Does that mean dogs that live with cats won't chase wildlife?
I WISH! Lol. No, unfortunately having a non-prey cat in the home, has nothing to do with it. Most dogs, especially if the animal is introduced when the dog is a puppy, will accept other family animals. But they usually don't generalize to outside cats or other animals.
My concern is ... not sure.... just want to think it thru since it involves my dog changing her perception about things. Before I just want her perception to be listening to whatever I say, so if I say no chase or abandon chase, she must comply. Your way, correct me freely if I'm stating it wrong, is teaching the dog to be fearful to chase.

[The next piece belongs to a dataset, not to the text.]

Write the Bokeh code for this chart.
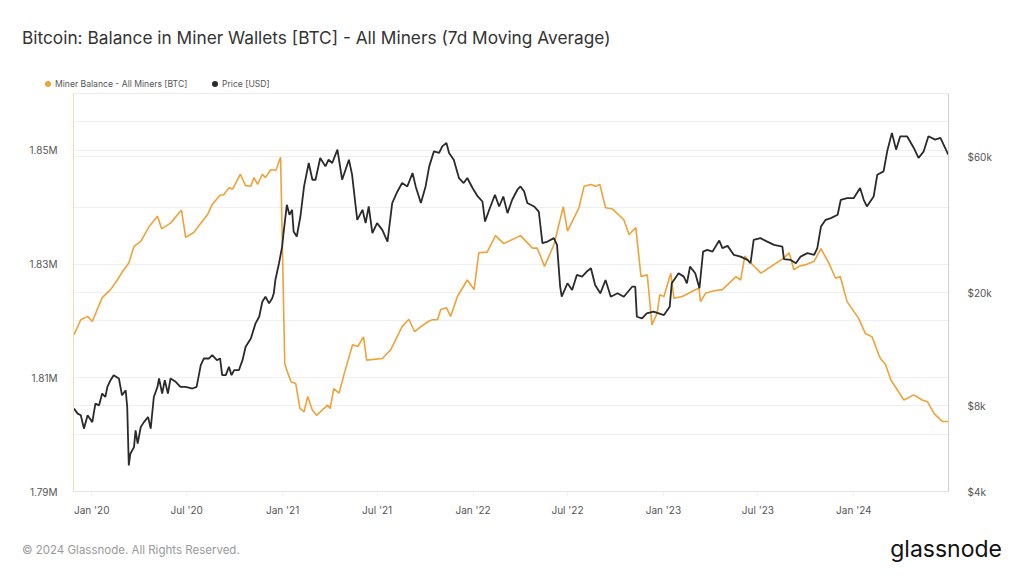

I’m hereby correcting you. lol. If this was done at high levels of stim it WOULD create a fear of the chase and probably of the prey animal as well. Going back to the snake proofing model, there you want (and when it's done properly, you get) a dog that is AFRAID of the snake because he "bites" from a distance. But using low level stim the dogs don't become afraid of either the chase or the prey animal. In the snake model, you want the dog to RUN LIKE HECK from a snake. The cost of not doing so can be a slow agonizing death. In the crittering model you just want the dog not to start the chase.
Typically, the dogs see the prey animal and go right back to whatever they were doing. There's no avoidance with this system.
The method was developed to stop police dogs from chasing cats during yard-to-yard searches. If it resulted in the dogs fearing the cats, they might refuse to go into back yards where cat odor was present. In the urban environment, that's problaby just about every back yard out there. Either a cat lives there or has wandered through in the past several hours. WORSE, the dog might go into the back yard, and LOOK LIKE he was searching, fooling his handler and perhaps missing a crook that was hiding there, because he was so distracted by the chance of getting slammed by a shock.